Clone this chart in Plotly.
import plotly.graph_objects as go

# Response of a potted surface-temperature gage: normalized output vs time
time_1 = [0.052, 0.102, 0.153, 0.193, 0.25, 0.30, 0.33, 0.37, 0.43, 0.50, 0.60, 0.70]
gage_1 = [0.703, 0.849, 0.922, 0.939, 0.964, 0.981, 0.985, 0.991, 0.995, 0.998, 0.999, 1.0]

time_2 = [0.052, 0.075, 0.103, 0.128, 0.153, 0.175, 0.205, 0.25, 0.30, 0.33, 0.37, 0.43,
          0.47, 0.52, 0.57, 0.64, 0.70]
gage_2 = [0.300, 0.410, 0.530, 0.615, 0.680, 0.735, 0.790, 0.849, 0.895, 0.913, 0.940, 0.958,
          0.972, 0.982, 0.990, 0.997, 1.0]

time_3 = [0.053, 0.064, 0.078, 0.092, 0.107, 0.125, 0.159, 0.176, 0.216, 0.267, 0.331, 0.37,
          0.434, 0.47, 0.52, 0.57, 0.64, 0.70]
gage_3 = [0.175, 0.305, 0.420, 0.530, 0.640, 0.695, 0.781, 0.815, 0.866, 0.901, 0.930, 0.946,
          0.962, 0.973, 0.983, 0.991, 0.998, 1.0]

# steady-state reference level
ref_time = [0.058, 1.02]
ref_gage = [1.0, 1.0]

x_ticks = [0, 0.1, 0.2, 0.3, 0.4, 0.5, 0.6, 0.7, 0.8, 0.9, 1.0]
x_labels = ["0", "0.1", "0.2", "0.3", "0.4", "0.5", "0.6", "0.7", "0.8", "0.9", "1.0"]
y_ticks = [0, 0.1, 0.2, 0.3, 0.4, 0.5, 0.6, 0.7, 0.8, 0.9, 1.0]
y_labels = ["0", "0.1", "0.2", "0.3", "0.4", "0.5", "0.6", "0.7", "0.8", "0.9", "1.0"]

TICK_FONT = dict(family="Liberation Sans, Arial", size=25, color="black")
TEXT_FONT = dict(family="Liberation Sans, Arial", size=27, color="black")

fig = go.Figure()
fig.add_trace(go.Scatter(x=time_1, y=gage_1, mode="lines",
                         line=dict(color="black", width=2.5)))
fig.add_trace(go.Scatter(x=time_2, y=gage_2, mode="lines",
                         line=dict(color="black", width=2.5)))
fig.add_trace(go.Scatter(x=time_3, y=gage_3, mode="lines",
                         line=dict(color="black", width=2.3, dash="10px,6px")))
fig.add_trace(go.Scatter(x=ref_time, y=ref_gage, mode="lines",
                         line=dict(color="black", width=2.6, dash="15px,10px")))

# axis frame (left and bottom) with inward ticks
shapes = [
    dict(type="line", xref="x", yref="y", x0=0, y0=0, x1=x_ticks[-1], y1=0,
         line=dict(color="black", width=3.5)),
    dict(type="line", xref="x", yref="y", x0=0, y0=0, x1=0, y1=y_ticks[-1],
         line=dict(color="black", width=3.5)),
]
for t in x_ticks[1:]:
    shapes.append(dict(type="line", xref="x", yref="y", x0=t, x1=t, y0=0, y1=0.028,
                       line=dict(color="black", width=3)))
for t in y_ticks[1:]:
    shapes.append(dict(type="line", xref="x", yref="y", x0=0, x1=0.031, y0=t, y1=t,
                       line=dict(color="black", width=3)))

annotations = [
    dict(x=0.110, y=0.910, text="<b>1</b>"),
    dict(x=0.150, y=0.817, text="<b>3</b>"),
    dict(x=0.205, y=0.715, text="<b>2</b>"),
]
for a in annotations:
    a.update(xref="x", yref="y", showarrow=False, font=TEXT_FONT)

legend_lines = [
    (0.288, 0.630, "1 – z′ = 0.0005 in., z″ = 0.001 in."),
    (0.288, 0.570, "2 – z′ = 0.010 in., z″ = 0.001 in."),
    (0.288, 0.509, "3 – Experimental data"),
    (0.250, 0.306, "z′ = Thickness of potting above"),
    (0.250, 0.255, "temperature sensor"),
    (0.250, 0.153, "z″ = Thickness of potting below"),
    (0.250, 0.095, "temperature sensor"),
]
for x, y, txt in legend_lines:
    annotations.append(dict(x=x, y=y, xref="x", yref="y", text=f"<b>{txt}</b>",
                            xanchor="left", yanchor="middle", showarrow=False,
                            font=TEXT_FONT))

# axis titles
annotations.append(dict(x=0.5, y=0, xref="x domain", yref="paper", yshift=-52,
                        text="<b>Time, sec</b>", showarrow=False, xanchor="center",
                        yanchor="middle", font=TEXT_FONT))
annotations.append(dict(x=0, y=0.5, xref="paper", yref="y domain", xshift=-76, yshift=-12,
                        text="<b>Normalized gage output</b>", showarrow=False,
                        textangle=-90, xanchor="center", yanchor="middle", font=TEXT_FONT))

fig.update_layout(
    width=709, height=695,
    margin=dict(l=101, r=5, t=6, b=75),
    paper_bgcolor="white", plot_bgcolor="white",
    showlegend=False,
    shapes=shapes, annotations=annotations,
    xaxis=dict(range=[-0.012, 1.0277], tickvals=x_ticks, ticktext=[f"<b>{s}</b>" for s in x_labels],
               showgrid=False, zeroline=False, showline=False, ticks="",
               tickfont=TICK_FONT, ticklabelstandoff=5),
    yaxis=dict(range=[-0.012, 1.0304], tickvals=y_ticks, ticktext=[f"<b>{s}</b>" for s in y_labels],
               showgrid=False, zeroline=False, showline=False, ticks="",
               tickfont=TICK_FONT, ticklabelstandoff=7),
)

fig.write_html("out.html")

* _PROBLEM DETAILS_
Go back to the listing above and please repeat it exactly.

* _ANSWER IN FULL_
Clone this chart in Plotly.
import plotly.graph_objects as go

# Response of a potted surface-temperature gage: normalized output vs time
time_1 = [0.052, 0.102, 0.153, 0.193, 0.25, 0.30, 0.33, 0.37, 0.43, 0.50, 0.60, 0.70]
gage_1 = [0.703, 0.849, 0.922, 0.939, 0.964, 0.981, 0.985, 0.991, 0.995, 0.998, 0.999, 1.0]

time_2 = [0.052, 0.075, 0.103, 0.128, 0.153, 0.175, 0.205, 0.25, 0.30, 0.33, 0.37, 0.43,
          0.47, 0.52, 0.57, 0.64, 0.70]
gage_2 = [0.300, 0.410, 0.530, 0.615, 0.680, 0.735, 0.790, 0.849, 0.895, 0.913, 0.940, 0.958,
          0.972, 0.982, 0.990, 0.997, 1.0]

time_3 = [0.053, 0.064, 0.078, 0.092, 0.107, 0.125, 0.159, 0.176, 0.216, 0.267, 0.331, 0.37,
          0.434, 0.47, 0.52, 0.57, 0.64, 0.70]
gage_3 = [0.175, 0.305, 0.420, 0.530, 0.640, 0.695, 0.781, 0.815, 0.866, 0.901, 0.930, 0.946,
          0.962, 0.973, 0.983, 0.991, 0.998, 1.0]

# steady-state reference level
ref_time = [0.058, 1.02]
ref_gage = [1.0, 1.0]

x_ticks = [0, 0.1, 0.2, 0.3, 0.4, 0.5, 0.6, 0.7, 0.8, 0.9, 1.0]
x_labels = ["0", "0.1", "0.2", "0.3", "0.4", "0.5", "0.6", "0.7", "0.8", "0.9", "1.0"]
y_ticks = [0, 0.1, 0.2, 0.3, 0.4, 0.5, 0.6, 0.7, 0.8, 0.9, 1.0]
y_labels = ["0", "0.1", "0.2", "0.3", "0.4", "0.5", "0.6", "0.7", "0.8", "0.9", "1.0"]

TICK_FONT = dict(family="Liberation Sans, Arial", size=25, color="black")
TEXT_FONT = dict(family="Liberation Sans, Arial", size=27, color="black")

fig = go.Figure()
fig.add_trace(go.Scatter(x=time_1, y=gage_1, mode="lines",
                         line=dict(color="black", width=2.5)))
fig.add_trace(go.Scatter(x=time_2, y=gage_2, mode="lines",
                         line=dict(color="black", width=2.5)))
fig.add_trace(go.Scatter(x=time_3, y=gage_3, mode="lines",
                         line=dict(color="black", width=2.3, dash="10px,6px")))
fig.add_trace(go.Scatter(x=ref_time, y=ref_gage, mode="lines",
                         line=dict(color="black", width=2.6, dash="15px,10px")))

# axis frame (left and bottom) with inward ticks
shapes = [
    dict(type="line", xref="x", yref="y", x0=0, y0=0, x1=x_ticks[-1], y1=0,
         line=dict(color="black", width=3.5)),
    dict(type="line", xref="x", yref="y", x0=0, y0=0, x1=0, y1=y_ticks[-1],
         line=dict(color="black", width=3.5)),
]
for t in x_ticks[1:]:
    shapes.append(dict(type="line", xref="x", yref="y", x0=t, x1=t, y0=0, y1=0.028,
                       line=dict(color="black", width=3)))
for t in y_ticks[1:]:
    shapes.append(dict(type="line", xref="x", yref="y", x0=0, x1=0.031, y0=t, y1=t,
                       line=dict(color="black", width=3)))

annotations = [
    dict(x=0.110, y=0.910, text="<b>1</b>"),
    dict(x=0.150, y=0.817, text="<b>3</b>"),
    dict(x=0.205, y=0.715, text="<b>2</b>"),
]
for a in annotations:
    a.update(xref="x", yref="y", showarrow=False, font=TEXT_FONT)

legend_lines = [
    (0.288, 0.630, "1 – z′ = 0.0005 in., z″ = 0.001 in."),
    (0.288, 0.570, "2 – z′ = 0.010 in., z″ = 0.001 in."),
    (0.288, 0.509, "3 – Experimental data"),
    (0.250, 0.306, "z′ = Thickness of potting above"),
    (0.250, 0.255, "temperature sensor"),
    (0.250, 0.153, "z″ = Thickness of potting below"),
    (0.250, 0.095, "temperature sensor"),
]
for x, y, txt in legend_lines:
    annotations.append(dict(x=x, y=y, xref="x", yref="y", text=f"<b>{txt}</b>",
                            xanchor="left", yanchor="middle", showarrow=False,
                            font=TEXT_FONT))

# axis titles
annotations.append(dict(x=0.5, y=0, xref="x domain", yref="paper", yshift=-52,
                        text="<b>Time, sec</b>", showarrow=False, xanchor="center",
                        yanchor="middle", font=TEXT_FONT))
annotations.append(dict(x=0, y=0.5, xref="paper", yref="y domain", xshift=-76, yshift=-12,
                        text="<b>Normalized gage output</b>", showarrow=False,
                        textangle=-90, xanchor="center", yanchor="middle", font=TEXT_FONT))

fig.update_layout(
    width=709, height=695,
    margin=dict(l=101, r=5, t=6, b=75),
    paper_bgcolor="white", plot_bgcolor="white",
    showlegend=False,
    shapes=shapes, annotations=annotations,
    xaxis=dict(range=[-0.012, 1.0277], tickvals=x_ticks, ticktext=[f"<b>{s}</b>" for s in x_labels],
               showgrid=False, zeroline=False, showline=False, ticks="",
               tickfont=TICK_FONT, ticklabelstandoff=5),
    yaxis=dict(range=[-0.012, 1.0304], tickvals=y_ticks, ticktext=[f"<b>{s}</b>" for s in y_labels],
               showgrid=False, zeroline=False, showline=False, ticks="",
               tickfont=TICK_FONT, ticklabelstandoff=7),
)

fig.write_html("out.html")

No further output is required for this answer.